O Grêmio já conta com todos os parceiros para bancar o salário de Suárez?
A operação Suárez está garantida. Temos situações burocráticas que estão sendo tratadas. Os dois que foram apresentados com o Luis, na festa da Arena, é que já tinham seus contratos firmados. Isso, obviamente, se estende aos dois anos. Nós, em hipótese alguma, teríamos um movimento de concretizar uma negociação destas se não fosse algo seguro e não tivéssemos a convicção no retorno que ela traria nos dois ambientes do clube: o principal, que é dentro de campo, mas também a questão externa, com a movimentação do torcedor no quadro social e para a aquisição de produtos que serão desenvolvidos em parceria com o atleta.
Existe convicção de que Suárez dará retorno esportivo?
Futebol traz, algumas vezes, percalços que são subjetivos e não temos controle. Falo especificamente de uma lesão. Estou batendo na mesa aqui para não ocorrer. Agora, não havendo nenhum obstáculo neste sentido, tenho absoluta convicção de que ele vai entregar dentro de campo. E não é pelo que vi na Recopa, mas pelo que vejo nos treinos. Não é só qualidade, é postura. Agora temos o Kannemann gritando atrás e o Luis gritando na frente. Isso demonstra que, de fato, quando ele optou pelo Grêmio, ele falou exatamente o seguinte: "Paulo, eu não estou fazendo turismo. Não vou tirar férias no Brasil. Eu quero jogar e quero ganhar". Então, é incompatível pensar alguém que não vai entregar tudo que tiver dentro de campo. E isso que nos permitiu evoluir na negociação.

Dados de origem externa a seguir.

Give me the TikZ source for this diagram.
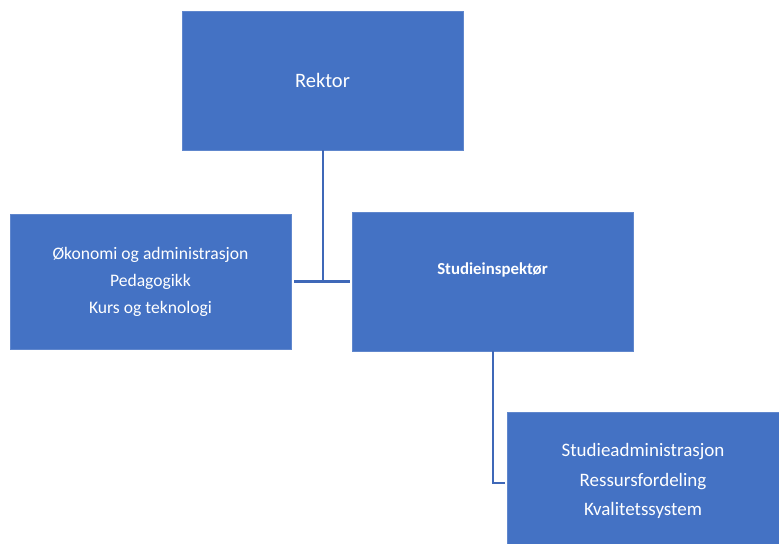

O Gauchão é tratado com o mesmo peso de Brasileirão e Copa do Brasil?
O Grêmio sempre tem de ganhar. Não pode tolerar a derrota. Se pudermos vencer e desempenhar um bom futebol, excelente. A gente atingiu os dois objetivos. O Grêmio trata o Gauchão no mesmo patamar de importância porque o Grêmio tem a obrigação de ganhar. Em relação à Copa do Brasil, o Grêmio vai buscar o título e, no Campeonato Brasileiro, estar sempre entre os postulantes. O Grêmio não pode é estar afastado daquele contexto de quem está na frente da tabela. Este é o nosso objetivo: estar sempre no pelotão de frente.
Após 10 contratações, o Grêmio ainda pensa em buscar mais reforços nesta janela?
Vamos iniciar o Gauchão com este elenco. A partir disso, vamos fazer análises. Se entendermos que há uma emergência em aportar algum reforço, isso vai ser discutido com o presidente Guerra e o Conselho de Administração para viabilizarmos isso. É importante o torcedor ter claro que um esforço enorme foi feito para a realização destas contratações e que nós não podemos nos afastar de um ambiente de dificuldade financeira que o Grêmio tem enfrentado.
O Grêmio segue interessado em Michael?
O Grêmio vai verificar uma viabilidade de uma eventual operação.
A situação do Douglas Costa está resolvida?
O estafe do Douglas solicitou uma conversa com o presidente Guerra. Esta conversa aconteceu no Litoral, não se avançou em nada sobre negociação, não se tratou nada sobre um retorno dele, afora a sinalização do próprio jogador de que seria a sua vontade. Não existiu uma segunda conversa e não tem nenhuma tratativa em aberto neste sentido. Não foi analisado em nenhum momento.